Pudique et discret, Michel Piccoli, né le 27 décembre 1925 d’un couple de musiciens, se livrait peu. Quelques ouvrages ont retracé sa carrière. Initialement prévu fin mars, Allary éditions publiera le 28 mai la biographie sur le comédien d’Anne-Sophie Mercier, journaliste au Canard enchaîné, Piccoli : derrière l’écran. Favre publiera le même jour Michel Piccoli, les choses de sa vie, de Philippe Durant. On trouve encore en librairie la biographie de Jacques Zimmer, Piccoli, grandeur nature, paru aux éditions Nouveau Monde en 2008.

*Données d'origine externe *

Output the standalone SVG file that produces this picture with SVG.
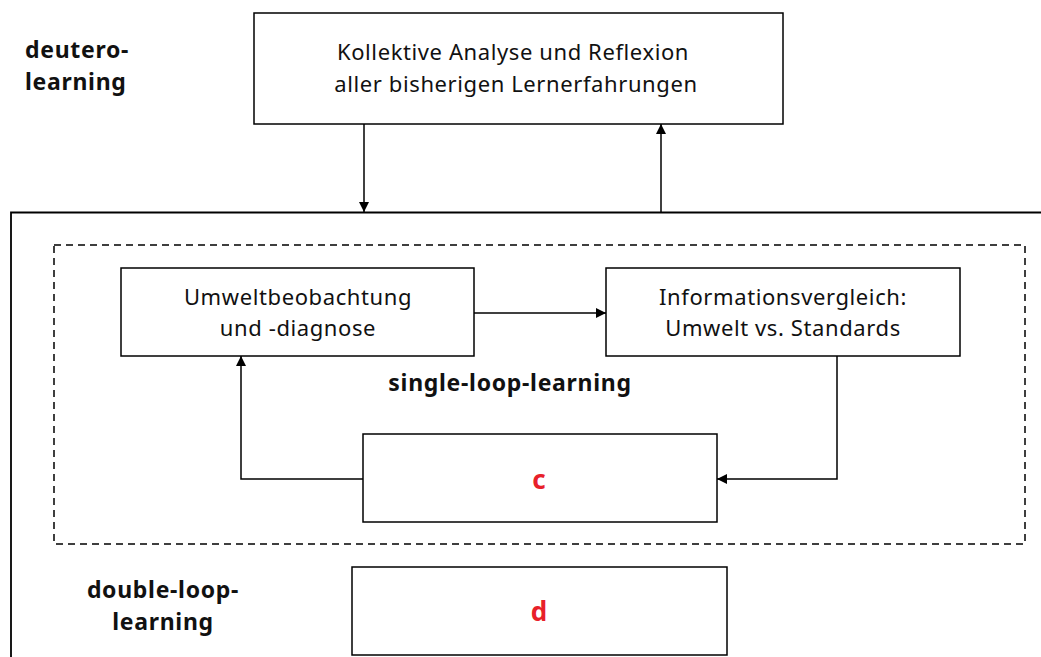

Michel Piccoli a tourné plus de 150 films, obtenant des prix d’interprétation dans les grands festivals (Cannes, Berlin, Locarno), mais n’ayant jamais reçu aucun César. « Je choisis les auteurs ou les textes ou les metteurs en scène, mais les rôles, ça m'est tout à fait égal », disait Michel Piccoli lors d'une interview télévisée en 1970. Dans un récent entretien, il rappelait que l’ « acteur n’existe que dans le regard des autres ». Pour lui, « Quand on joue la comédie, il faut arriver à faire les choses même parfois les plus extravagantes mais qui puissent paraître évidentes ».

Il avait réalisé trois longs métrages, mis en scène une pièce de David Mamet, et même repris la chanson de Boris Vian, Le déserteur, dans un album hommage à Serge Reggiani. Travailleur rigoureux, acteur précis, il était un citoyen actif face aux soubresauts de la société, tout en revendiquant un droit à la tranquillité. Il concevait le cinéma comme un miroir devant traduire le chaos et la folie du monde. Ce qui le rendait insaisissable et lui a permis de traverser les époques et les styles avec appétit.